In other instances, well-known structures and devices are shown in
block diagram form, rather than in detail, in order to avoid
obscuring the present invention.
[0011] Reference in the specification to "one embodiment" or "an
embodiment" means that a particular feature, structure, or
characteristic described in connection with the embodiment is
included in at least one embodiment of the invention. The
appearances of the phrase "in one embodiment" in various places in
the specification are not necessarily all referring to the same
embodiment.
[0012] FIG. 1 is a block diagram of one embodiment of a computer
system 100. Computer system 100 includes a central processing unit
(CPU) 102 coupled to bus 105. In one embodiment, CPU 102 is a
processor in the Pentium.RTM. family of processors including the
Pentium.RTM. II processor family, Pentium.RTM. III processors, and
Pentium.RTM. IV processors available from Intel Corporation of
Santa Clara, Calif.
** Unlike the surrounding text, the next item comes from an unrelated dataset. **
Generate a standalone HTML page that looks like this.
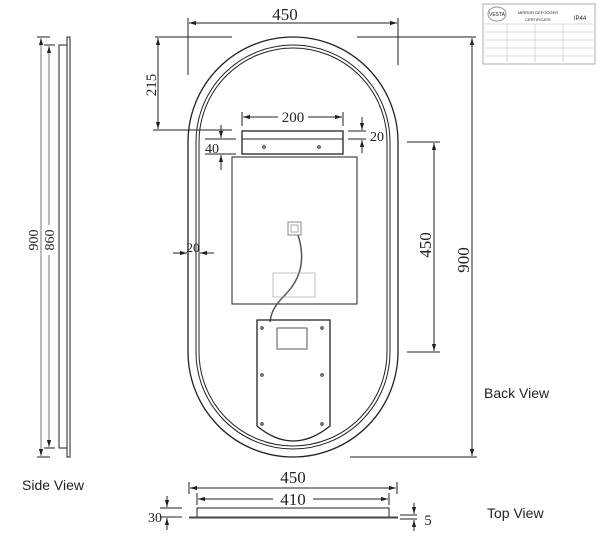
<!DOCTYPE html>
<html><head><style>
body{margin:0;background:#fff;}
svg{display:block;}
text{font-family:"Liberation Serif",serif;fill:#222;}
.s{font-family:"Liberation Sans",sans-serif;}
</style></head><body>
<svg width="600" height="541" viewBox="0 0 600 541" xmlns="http://www.w3.org/2000/svg">
<defs>
<marker id="a" viewBox="0 0 10 10" refX="10" refY="5" markerWidth="7" markerHeight="7" orient="auto-start-reverse"><path d="M0,2L10,5L0,8z" fill="#222"/></marker>
</defs>
<g stroke="#222" fill="none" stroke-width="1">
<rect x="188" y="37" width="210" height="420" rx="105" ry="105" stroke-width="1.3"/>
<rect x="196" y="45" width="194" height="404" rx="97" ry="97"/>
<rect x="199" y="48" width="188" height="398" rx="94" ry="94"/>
<line x1="188" y1="18" x2="188" y2="75"/><line x1="398" y1="18" x2="398" y2="65"/>
<line x1="189" y1="23" x2="397" y2="23" marker-start="url(#a)" marker-end="url(#a)"/>
<line x1="155" y1="37" x2="232" y2="37"/><line x1="357" y1="37" x2="476" y2="37"/>
<line x1="158" y1="38" x2="158" y2="129" marker-start="url(#a)" marker-end="url(#a)"/>
<line x1="153" y1="130" x2="232" y2="130"/>
<line x1="472" y1="38" x2="472" y2="456" marker-start="url(#a)" marker-end="url(#a)"/>
<line x1="350" y1="457" x2="477" y2="457"/>
<line x1="407" y1="142" x2="440" y2="142"/><line x1="407" y1="352" x2="440" y2="352"/>
<line x1="434" y1="143" x2="434" y2="351" marker-start="url(#a)" marker-end="url(#a)"/>
<rect x="242" y="131" width="101" height="23" stroke-width="1.3"/>
<line x1="242" y1="139" x2="343" y2="139"/>
<circle cx="264" cy="147" r="1.3"/><circle cx="319" cy="147" r="1.3"/>
<line x1="242" y1="112" x2="242" y2="126"/><line x1="343" y1="112" x2="343" y2="126"/>
<line x1="243" y1="117" x2="278" y2="117" marker-start="url(#a)"/><line x1="308" y1="117" x2="342" y2="117" marker-end="url(#a)"/>
<line x1="205" y1="139" x2="236" y2="139"/><line x1="205" y1="154" x2="236" y2="154"/>
<line x1="221" y1="125" x2="221" y2="138" marker-end="url(#a)"/><line x1="221" y1="170" x2="221" y2="155" marker-end="url(#a)"/>
<line x1="348" y1="131" x2="366" y2="131"/><line x1="348" y1="139" x2="366" y2="139"/>
<line x1="362" y1="117" x2="362" y2="130" marker-end="url(#a)"/><line x1="362" y1="153" x2="362" y2="140" marker-end="url(#a)"/>
<rect x="232" y="157" width="125" height="147"/>
<rect x="288" y="222" width="13" height="13" stroke="#888"/>
<rect x="291" y="225" width="7" height="7" stroke="#aaa"/>
<path d="M298,235 C306,260 300,280 285,295 C272,308 271,315 270,322" stroke="#555" stroke-width="1.5"/>
<rect x="273" y="273" width="42" height="24" stroke="#999" stroke-width="0.6"/>
<path d="M257,320 L330,320 L330,426 Q293,456 257,426 Z" stroke-width="1.3"/>
<rect x="277" y="328" width="30" height="21" stroke="#555"/>
<circle cx="262" cy="328" r="1.2"/><circle cx="322" cy="328" r="1.2"/>
<circle cx="262" cy="375" r="1.2"/><circle cx="322" cy="375" r="1.2"/>
<circle cx="262" cy="424" r="1.2"/><circle cx="322" cy="424" r="1.2"/>
<line x1="173" y1="253" x2="187" y2="253" marker-end="url(#a)"/><line x1="214" y1="253" x2="200" y2="253" marker-end="url(#a)"/>
<line x1="189" y1="482" x2="189" y2="494"/><line x1="397" y1="482" x2="397" y2="494"/>
<line x1="190" y1="488" x2="396" y2="488" marker-start="url(#a)" marker-end="url(#a)"/>
<line x1="197" y1="493" x2="197" y2="505"/><line x1="389" y1="493" x2="389" y2="505"/>
<line x1="198" y1="499" x2="273" y2="499" marker-start="url(#a)"/><line x1="313" y1="499" x2="388" y2="499" marker-end="url(#a)"/>
<rect x="197" y="508" width="192" height="9"/>
<line x1="189" y1="517.5" x2="398" y2="517.5" stroke-width="2" stroke="#444"/>
<line x1="160" y1="508" x2="182" y2="508"/><line x1="160" y1="517" x2="182" y2="517"/>
<line x1="167" y1="496" x2="167" y2="507" marker-end="url(#a)"/><line x1="167" y1="530" x2="167" y2="518" marker-end="url(#a)"/>
<line x1="400" y1="515" x2="417" y2="515"/><line x1="400" y1="519" x2="417" y2="519"/>
<line x1="414" y1="503" x2="414" y2="514" marker-end="url(#a)"/><line x1="414" y1="531" x2="414" y2="520" marker-end="url(#a)"/>
<rect x="67" y="37" width="3" height="420"/>
<rect x="59" y="45" width="8" height="403"/>
<line x1="37" y1="37" x2="50" y2="37"/><line x1="37" y1="457" x2="50" y2="457"/>
<line x1="44" y1="45" x2="55" y2="45"/><line x1="44" y1="448" x2="55" y2="448"/>
<line x1="41" y1="38" x2="41" y2="456" stroke="#777" marker-start="url(#a)" marker-end="url(#a)"/>
<line x1="49" y1="46" x2="49" y2="225" stroke="#777" marker-start="url(#a)"/><line x1="49" y1="255" x2="49" y2="447" stroke="#777" marker-end="url(#a)"/>
<rect x="483" y="4" width="112" height="60" stroke="#999" stroke-width="0.8"/>
<g stroke="#bbb" stroke-width="0.6">
<line x1="485" y1="24" x2="593" y2="24"/><line x1="485" y1="32" x2="593" y2="32"/><line x1="485" y1="40" x2="593" y2="40"/><line x1="485" y1="48" x2="593" y2="48"/><line x1="485" y1="56" x2="593" y2="56"/>
<line x1="507" y1="24" x2="507" y2="62"/><line x1="535" y1="24" x2="535" y2="62"/><line x1="563" y1="24" x2="563" y2="62"/>
</g>
<ellipse cx="497" cy="14" rx="9" ry="7" stroke="#999"/>
</g>
<text x="285" y="20" font-size="17" text-anchor="middle">450</text>
<text transform="translate(156,85) rotate(-90)" font-size="15" text-anchor="middle">215</text>
<text x="293" y="122" font-size="15" text-anchor="middle">200</text>
<text x="212" y="153" font-size="14" text-anchor="middle">40</text>
<text x="377" y="141" font-size="14" text-anchor="middle">20</text>
<text x="193" y="252" font-size="13" text-anchor="middle">20</text>
<text transform="translate(431,245) rotate(-90)" font-size="17" text-anchor="middle">450</text>
<text transform="translate(469,260) rotate(-90)" font-size="17" text-anchor="middle">900</text>
<text x="293" y="483" font-size="17" text-anchor="middle">450</text>
<text x="293" y="505" font-size="17" text-anchor="middle">410</text>
<text x="155" y="522" font-size="14" text-anchor="middle">30</text>
<text x="428" y="525" font-size="15" text-anchor="middle">5</text>
<text transform="translate(38,240) rotate(-90)" font-size="14" text-anchor="middle">900</text>
<text transform="translate(54,240) rotate(-90)" font-size="14" text-anchor="middle">860</text>
<text class="s" x="22" y="490" font-size="14">Side View</text>
<text class="s" x="484" y="398" font-size="14">Back View</text>
<text class="s" x="487" y="518" font-size="14">Top View</text>
<text class="s" x="538" y="14" font-size="4" text-anchor="middle" fill="#666">MIRROR DEFOGGER</text>
<text class="s" x="538" y="21" font-size="4" text-anchor="middle" fill="#666">CERTIFICATE</text>
<text class="s" x="497" y="16" font-size="5" text-anchor="middle" fill="#888">VESTA</text>
<text class="s" x="580" y="20" font-size="6" text-anchor="middle" fill="#666">IP44</text>
</svg>
</body></html>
Alternatively, other CPUs may be used.
[0013] A chipset 107 is also coupled to bus 105. Chipset 107
includes a memory control hub (MCH) 110. MCH 110 may include a
memory controller 112 that is coupled to a main system memory 115.
Main system memory 115 stores data and sequences of instructions
that are executed by CPU 102 or any other device included in system
100. In one embodiment, main system memory 115 includes dynamic
random access memory (DRAM); however, main system memory 115 may be
implemented using other memory types. Additional devices may also
be coupled to bus 105, such as multiple CPUs and/or multiple system
memories.
[0014] Chipset 107 also includes an input/output control hub (ICH)
140 coupled to MCH 110 to via a hub interface. ICH 140 provides an
interface to input/output (I/O) devices within computer system 100.
For instance, ICH 140 may be coupled to a Peripheral Component
Interconnect bus adhering to a Specification Revision 2.1 bus
developed by the PCI Special Interest Group of Portland, Oreg.
[0015] As discussed above, a motherboard voltage regulator module
typically supplies a single Vcc to a CPU, resulting in
discontinuities and impedances in the VRM to die power delivery
path that give rise to amplitude/phase degradation and response
time delay. One method to negate such effects is to move the VRM
onto the CPU die. However, on-die VRM incurs space, power and extra
processing cost
[0016] According to one embodiment, a voltage regulator/converter
die is bonded to CPU die 200. FIG. 2 illustrates one embodiment of
CPU 102. CPU 102 includes a voltage regulator/converter die 250
sandwiched between a CPU die 280 and a package substrate 200.
According to one embodiment, voltage regulator/converter die 250 is
pad matched to CPU die 280 and package substrate 200 so that die
250 can be an option sandwiched die. Thus, package 200 and CPU 280
design does not need any changes.
[0017] In one embodiment, voltage regulator/converter die 300 is in
a three dimensional (3D) packaging configuration with die 200. FIG.
2 also shows the I/O connections between die 250 and 280, as well
as the die/die bonding. According to one embodiment, die 250 is
flipped and bonded (metal-side to metal-side) to supply appropriate
cores, thus bringing the voltage regulator/converter as close to
the CPU die 200 as possible. In a further embodiment, a heat
spreader and heat sink (not shown) may be coupled to CPU die
280.
[0018] Various types of regulators can be integrated as die 250.
FIG. 3 illustrates one embodiment of voltage regulator/converter
circuitry mounted on voltage regulator/converter die 250. In such
an embodiment, the voltage regulator/converter is implemented with
a switching buck DC/DC converter/regulator. In addition, die 250
includes one or more current drivers, a control unit, a switching
inductor (L) and an output filter capacitor (C).
[0019] In one embodiment, inductor L, capacitor C and the driver
are on die 250. In another embodiment, the inductor L is on the
package. The control unit adjusts the timing, driving strength and
duty cycle control to achieve accurate conversion and
regulation.
[0020] FIG. 4 illustrates one embodiment of voltage
regulator/converter circuitry mounted on voltage
regulator/converter die 250. In this embodiment, the voltage
regulator/converter is implemented with a microtransformer based
DC/DC converter. The transformer performs N:1 voltage conversion.
Due to process Vmax limitations, each winding includes a driver,
while the control is shared.
[0021] The above-described integrated 3D voltage
regulator/converter avoids the discontinuities and impedances in
the VRM to die power delivery path, which give rise to
amplitude/phase degradation and response time delay.
[0022] Whereas many alterations and modifications of the present
invention will no doubt become apparent to a person of ordinary
skill in the art after having read the foregoing description, it is
to be understood that any particular embodiment shown and described
by way of illustration is in no way intended to be considered
limiting. Therefore, references to details of various embodiments
are not intended to limit the scope of the claims, which in
themselves recite only those features regarded as essential to the
invention.
* * * * *